Deadpool 2 Writers Discuss The Highly Anticipated Sequel

Deadpool 2 writers Rhett Reese and Paul Wernick recently spoke with superherohype.com. Here are some of the highlights from that conversation:

When Cable and Liefeld’s other New Mutants and X-Force were debuting in the 90’s there was this instant popularity, as well as an instant backlash to the way those characters were depicted with these huge guns, huge thighs, a million pouches, all the women looked like porn stars, etc. Are you going to have fun with the absurdity of that at all?

Paul Wernick: “Well you’ll have to see! (laughs) I don’t wanna jinx stuff, but yeah, probably. We’ll have to talk about that.”

Liefeld very much set the tone for those characters for the rest of their run, the way they’re depicted. The ultra-masculinity of it all. That feels like perfect ground for Deadpool to walk all over.

Rhett Reese: “Yeah! Ryan plays Deadpool with a hint of femininity, and I think that can be funny opposite a Cable who’s über-masculine. That’ll come into casting and performance and the character design and his wardrobe and things like that too. I think we’ll definitely play into that.”

At the core of the first “Deadpool” there was, at its core, a very emotional, classical “Phantom of the Opera”-esque love story with tragedy and pathos and all that good stuff. How important was it to keep the emotional grounding for the sequel?

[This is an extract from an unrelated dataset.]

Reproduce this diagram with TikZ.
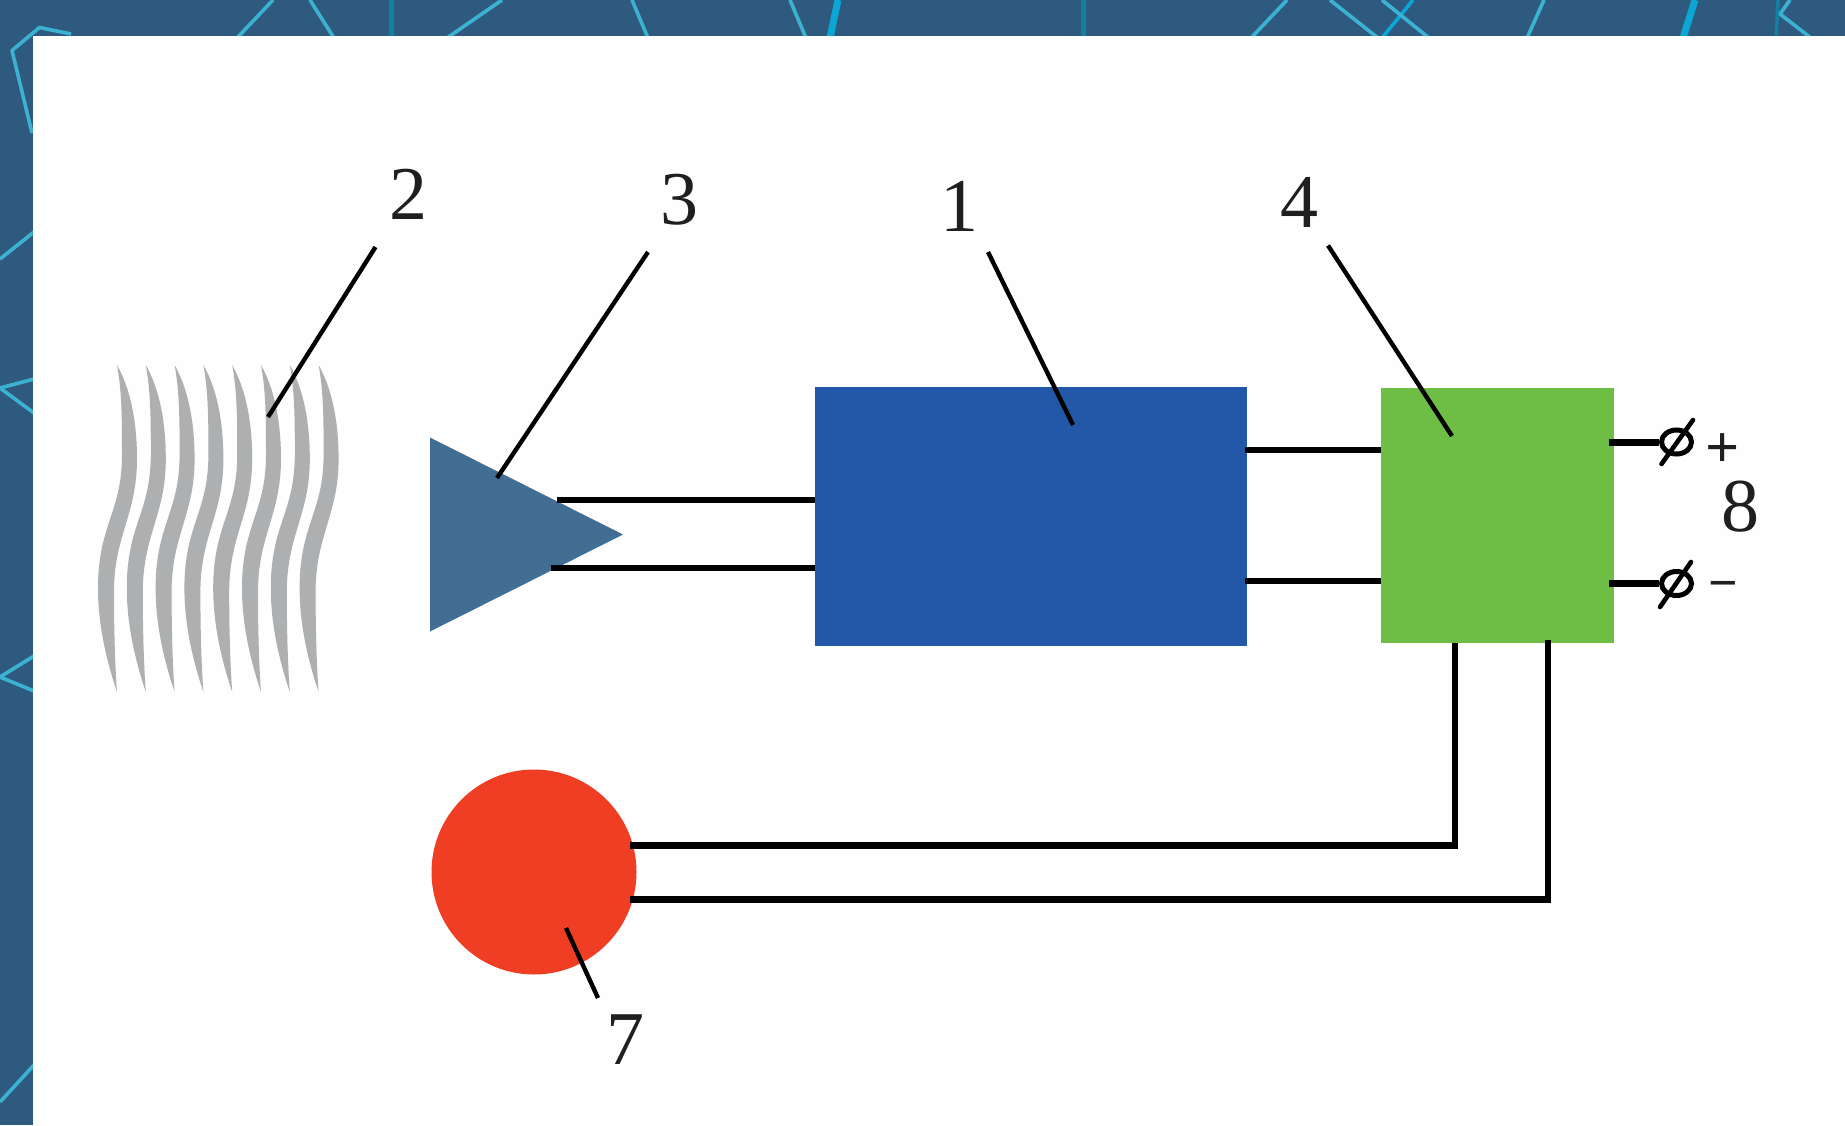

Wernick: “VERY. Very. It’s what we spent much of our last several years doing is teasing out the emotion of the story. The humor and all that is obviously going to be there, so now we’re focusing on the emotion and such. Again, as you mentioned, Deadpool at the core was a love story and an emotional story, and we wanted to bring the audience to that same place in a different way on the sequel.”

That special teaser for Deadpool just came out. Is that a good indicator of what we’re in for in the sequel or was it meant as sort of an absurd one-off?

Reese: “It was a little more absurd, to be honest. If you look at the plot, abandoning an innocent man as he tries to get dressed, that’s probably something that doesn’t fit into a movie. It wouldn’t work in the logic of a movie, but Deadpool affords us the opportunity to break rules, always. We just thought, “Let’s make a silly short that doesn’t really happen to Deadpool.” We don’t really like to adhere to any rules in Deadpool. Even the tone can be more absurd if we feel like it’s funny. That was our goal there.”